**EXERCISE OBJECTIVE:** Carry none of the pictures over; write out the complete data exactly.

**DATA SHOWN:**
###

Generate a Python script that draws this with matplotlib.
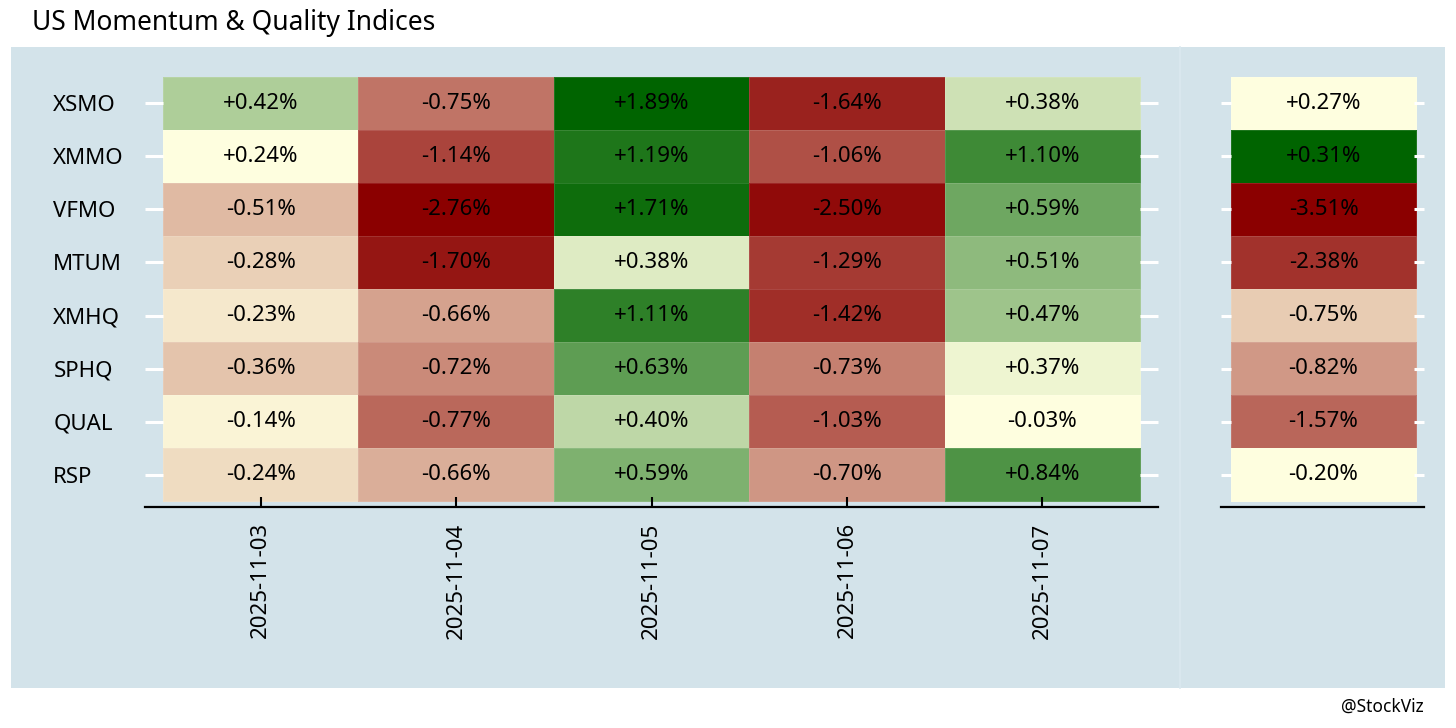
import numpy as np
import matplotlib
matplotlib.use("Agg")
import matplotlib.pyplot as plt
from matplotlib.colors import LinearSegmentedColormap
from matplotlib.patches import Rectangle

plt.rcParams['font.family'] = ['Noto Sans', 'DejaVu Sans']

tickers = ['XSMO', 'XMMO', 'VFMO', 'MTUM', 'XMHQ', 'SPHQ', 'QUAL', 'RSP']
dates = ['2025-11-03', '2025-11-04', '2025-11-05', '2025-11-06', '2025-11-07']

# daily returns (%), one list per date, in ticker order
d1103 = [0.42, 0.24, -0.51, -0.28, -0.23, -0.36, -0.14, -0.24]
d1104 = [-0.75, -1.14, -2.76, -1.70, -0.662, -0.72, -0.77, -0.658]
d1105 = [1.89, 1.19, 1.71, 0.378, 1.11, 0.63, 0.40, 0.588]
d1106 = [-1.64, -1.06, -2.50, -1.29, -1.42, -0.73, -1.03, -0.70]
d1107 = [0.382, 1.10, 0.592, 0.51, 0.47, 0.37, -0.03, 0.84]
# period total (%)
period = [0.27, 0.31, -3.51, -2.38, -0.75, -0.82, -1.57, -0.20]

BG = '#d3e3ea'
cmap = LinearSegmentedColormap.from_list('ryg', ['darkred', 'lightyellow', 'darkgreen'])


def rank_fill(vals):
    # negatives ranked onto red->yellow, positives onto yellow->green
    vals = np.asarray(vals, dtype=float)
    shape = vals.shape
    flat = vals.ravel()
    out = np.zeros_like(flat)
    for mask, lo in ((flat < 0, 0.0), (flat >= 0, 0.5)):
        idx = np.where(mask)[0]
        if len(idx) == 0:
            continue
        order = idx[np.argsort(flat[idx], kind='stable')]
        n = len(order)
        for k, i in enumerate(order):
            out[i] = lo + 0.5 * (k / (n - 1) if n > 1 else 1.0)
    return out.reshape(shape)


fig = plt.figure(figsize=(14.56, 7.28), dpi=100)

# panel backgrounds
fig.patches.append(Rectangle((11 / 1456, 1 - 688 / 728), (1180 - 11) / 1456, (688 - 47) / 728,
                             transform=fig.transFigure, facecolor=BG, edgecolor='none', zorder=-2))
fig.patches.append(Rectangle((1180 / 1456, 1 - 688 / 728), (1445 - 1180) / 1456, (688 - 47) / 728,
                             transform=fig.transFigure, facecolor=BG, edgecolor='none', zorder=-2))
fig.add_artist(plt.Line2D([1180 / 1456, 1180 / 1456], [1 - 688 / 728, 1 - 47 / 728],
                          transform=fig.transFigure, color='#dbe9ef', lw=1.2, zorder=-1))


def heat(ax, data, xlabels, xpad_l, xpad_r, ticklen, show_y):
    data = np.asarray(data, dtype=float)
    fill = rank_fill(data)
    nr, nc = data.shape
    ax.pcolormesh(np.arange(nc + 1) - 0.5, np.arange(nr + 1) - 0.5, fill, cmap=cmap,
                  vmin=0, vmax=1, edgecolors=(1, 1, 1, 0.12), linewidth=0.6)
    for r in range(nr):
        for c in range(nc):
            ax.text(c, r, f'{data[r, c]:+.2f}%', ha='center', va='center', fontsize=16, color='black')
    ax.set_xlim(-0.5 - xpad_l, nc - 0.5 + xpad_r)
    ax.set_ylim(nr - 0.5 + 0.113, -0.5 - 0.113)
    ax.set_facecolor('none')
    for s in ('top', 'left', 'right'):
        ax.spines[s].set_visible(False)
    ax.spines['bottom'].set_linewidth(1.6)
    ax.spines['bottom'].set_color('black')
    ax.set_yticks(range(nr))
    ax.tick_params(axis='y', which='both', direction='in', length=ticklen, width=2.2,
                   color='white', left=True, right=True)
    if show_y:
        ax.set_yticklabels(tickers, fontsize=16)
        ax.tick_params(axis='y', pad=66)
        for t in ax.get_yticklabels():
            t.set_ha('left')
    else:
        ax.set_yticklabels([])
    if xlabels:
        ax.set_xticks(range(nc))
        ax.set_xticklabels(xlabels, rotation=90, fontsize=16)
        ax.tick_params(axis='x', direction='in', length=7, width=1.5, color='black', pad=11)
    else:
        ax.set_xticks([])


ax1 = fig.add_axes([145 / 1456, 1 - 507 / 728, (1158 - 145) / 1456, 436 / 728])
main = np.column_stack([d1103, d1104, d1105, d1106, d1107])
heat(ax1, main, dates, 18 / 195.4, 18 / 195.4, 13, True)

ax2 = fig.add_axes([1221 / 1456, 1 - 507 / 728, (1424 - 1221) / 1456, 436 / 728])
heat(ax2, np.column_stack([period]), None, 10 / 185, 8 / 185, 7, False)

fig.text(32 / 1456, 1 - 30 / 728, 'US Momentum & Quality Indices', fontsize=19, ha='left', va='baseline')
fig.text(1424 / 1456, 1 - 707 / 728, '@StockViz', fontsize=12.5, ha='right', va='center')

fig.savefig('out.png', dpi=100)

###

**RESULT OF THIS EXERCISE:**
Generate a Python script that draws this with matplotlib.
import numpy as np
import matplotlib
matplotlib.use("Agg")
import matplotlib.pyplot as plt
from matplotlib.colors import LinearSegmentedColormap
from matplotlib.patches import Rectangle

plt.rcParams['font.family'] = ['Noto Sans', 'DejaVu Sans']

tickers = ['XSMO', 'XMMO', 'VFMO', 'MTUM', 'XMHQ', 'SPHQ', 'QUAL', 'RSP']
dates = ['2025-11-03', '2025-11-04', '2025-11-05', '2025-11-06', '2025-11-07']

# daily returns (%), one list per date, in ticker order
d1103 = [0.42, 0.24, -0.51, -0.28, -0.23, -0.36, -0.14, -0.24]
d1104 = [-0.75, -1.14, -2.76, -1.70, -0.662, -0.72, -0.77, -0.658]
d1105 = [1.89, 1.19, 1.71, 0.378, 1.11, 0.63, 0.40, 0.588]
d1106 = [-1.64, -1.06, -2.50, -1.29, -1.42, -0.73, -1.03, -0.70]
d1107 = [0.382, 1.10, 0.592, 0.51, 0.47, 0.37, -0.03, 0.84]
# period total (%)
period = [0.27, 0.31, -3.51, -2.38, -0.75, -0.82, -1.57, -0.20]

BG = '#d3e3ea'
cmap = LinearSegmentedColormap.from_list('ryg', ['darkred', 'lightyellow', 'darkgreen'])


def rank_fill(vals):
    # negatives ranked onto red->yellow, positives onto yellow->green
    vals = np.asarray(vals, dtype=float)
    shape = vals.shape
    flat = vals.ravel()
    out = np.zeros_like(flat)
    for mask, lo in ((flat < 0, 0.0), (flat >= 0, 0.5)):
        idx = np.where(mask)[0]
        if len(idx) == 0:
            continue
        order = idx[np.argsort(flat[idx], kind='stable')]
        n = len(order)
        for k, i in enumerate(order):
            out[i] = lo + 0.5 * (k / (n - 1) if n > 1 else 1.0)
    return out.reshape(shape)


fig = plt.figure(figsize=(14.56, 7.28), dpi=100)

# panel backgrounds
fig.patches.append(Rectangle((11 / 1456, 1 - 688 / 728), (1180 - 11) / 1456, (688 - 47) / 728,
                             transform=fig.transFigure, facecolor=BG, edgecolor='none', zorder=-2))
fig.patches.append(Rectangle((1180 / 1456, 1 - 688 / 728), (1445 - 1180) / 1456, (688 - 47) / 728,
                             transform=fig.transFigure, facecolor=BG, edgecolor='none', zorder=-2))
fig.add_artist(plt.Line2D([1180 / 1456, 1180 / 1456], [1 - 688 / 728, 1 - 47 / 728],
                          transform=fig.transFigure, color='#dbe9ef', lw=1.2, zorder=-1))


def heat(ax, data, xlabels, xpad_l, xpad_r, ticklen, show_y):
    data = np.asarray(data, dtype=float)
    fill = rank_fill(data)
    nr, nc = data.shape
    ax.pcolormesh(np.arange(nc + 1) - 0.5, np.arange(nr + 1) - 0.5, fill, cmap=cmap,
                  vmin=0, vmax=1, edgecolors=(1, 1, 1, 0.12), linewidth=0.6)
    for r in range(nr):
        for c in range(nc):
            ax.text(c, r, f'{data[r, c]:+.2f}%', ha='center', va='center', fontsize=16, color='black')
    ax.set_xlim(-0.5 - xpad_l, nc - 0.5 + xpad_r)
    ax.set_ylim(nr - 0.5 + 0.113, -0.5 - 0.113)
    ax.set_facecolor('none')
    for s in ('top', 'left', 'right'):
        ax.spines[s].set_visible(False)
    ax.spines['bottom'].set_linewidth(1.6)
    ax.spines['bottom'].set_color('black')
    ax.set_yticks(range(nr))
    ax.tick_params(axis='y', which='both', direction='in', length=ticklen, width=2.2,
                   color='white', left=True, right=True)
    if show_y:
        ax.set_yticklabels(tickers, fontsize=16)
        ax.tick_params(axis='y', pad=66)
        for t in ax.get_yticklabels():
            t.set_ha('left')
    else:
        ax.set_yticklabels([])
    if xlabels:
        ax.set_xticks(range(nc))
        ax.set_xticklabels(xlabels, rotation=90, fontsize=16)
        ax.tick_params(axis='x', direction='in', length=7, width=1.5, color='black', pad=11)
    else:
        ax.set_xticks([])


ax1 = fig.add_axes([145 / 1456, 1 - 507 / 728, (1158 - 145) / 1456, 436 / 728])
main = np.column_stack([d1103, d1104, d1105, d1106, d1107])
heat(ax1, main, dates, 18 / 195.4, 18 / 195.4, 13, True)

ax2 = fig.add_axes([1221 / 1456, 1 - 507 / 728, (1424 - 1221) / 1456, 436 / 728])
heat(ax2, np.column_stack([period]), None, 10 / 185, 8 / 185, 7, False)

fig.text(32 / 1456, 1 - 30 / 728, 'US Momentum & Quality Indices', fontsize=19, ha='left', va='baseline')
fig.text(1424 / 1456, 1 - 707 / 728, '@StockViz', fontsize=12.5, ha='right', va='center')

fig.savefig('out.png', dpi=100)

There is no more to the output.